Michelle Gielan, founder of the Institute for Applied Positive Research and best-selling author of Broadcasting Happiness, agrees. She works with organizations on building a positive culture based research around the development of positive habits.
“Organizations are changing, responding to data coming out of positive psychology that shows that by increasing workplace happiness, you can increase productivity by 31% and increase sales by 37%,” says Gielan. “Organizations of the future will put a large emphasis on personal growth, remembering that workers are human. They need to feel a sense of engagement, passion for the purpose their role and the organization are trying to fulfill, in order to feel that their work matters.”
Mindfulness of What Matters
One area of personal and professional growth where many organizations are focusing, is mindfulness and mindful leadership. “We live in an era of continuous partial attention,” says Janice Marturano, Founder and Executive Director of the Institute for Mindful Leadership, and best selling author of Finding the Space to Lead. Our brains grow accustomed to being on autopilot and that leads to disengagement.
“We are surrounded and impacted every day by the things that distract us. We have to re-learn how to pay attention to what matters,” says Marturano. “And we need to train our minds to take what I call ‘purposeful pauses’-mini-mindfulness breaks-to step off autopilot and to be more focused, clear, and creative. – This training helps people get focused on what matters so they can make reflective rather than reactive choices.” One of those areas of choice are individual’s values. Organizations can’t tell workers what their values should be, but we can use the reflections of mindful leadership training to help people identify their values and tap into the purpose that they share with their colleagues and the organization.
But why the sudden focus on mindfulness? Amy Blankson, co-founder of GoodThink, says “the lines are blurring between work and home, school and play. Creating a separation between work and home is very difficult. Flexible scheduling sounds great but for most people the reality is that they are actually working more – logging in after kids go to bed, or before families wake up, as a sort of payback for time not spent in the office.”

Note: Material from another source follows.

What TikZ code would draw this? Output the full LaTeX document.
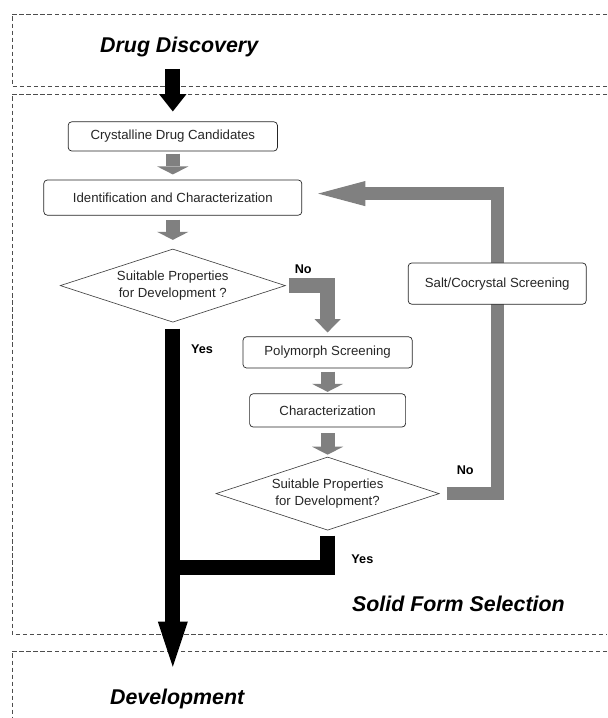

Mindfulness allows workers to implement boundaries that help them focus on what’s most important, balancing their use of technology and the tyranny of the urgent that can accompany it, with their human needs.
Leading with Emotional Intelligence
Another important component of employee engagement is emotionally intelligent leadership. Bill Benjamin, an emotional intelligence, performance and leadership expert and partner at Institute for Health and Human Potential, says that “emotional intelligence is thinking under pressure about how to motivate and inspire people to do their best work.”
It takes emotional intelligence to understand what’s standing in the way of engagement. “Are employees stressed out? What are they doing? How are they feeling?” asks Benjamin. “Leaders need to understand the answers to those questions so they can help to inspire, educate and initiate change in the culture of an organization.”
Emotionally intelligent leaders understand that people need to make a connection with the organization’s purpose and be mindful so they can carry it out. Says Benjamin, “awareness and meditation – mindfulness – are ways for leaders to establish habits that are effective in helping them to manage their own emotions and stress and to help others cope with theirs.”
So, what’s the connection between mindfulness, emotional intelligence and happiness in the workplace? The connection is engagement with purpose – mindfulness and emotional intelligence are effective ways to support workplace engagement. And if employees are passionate and engaged with purpose, happiness – for employees, managers and customers – may just be the result.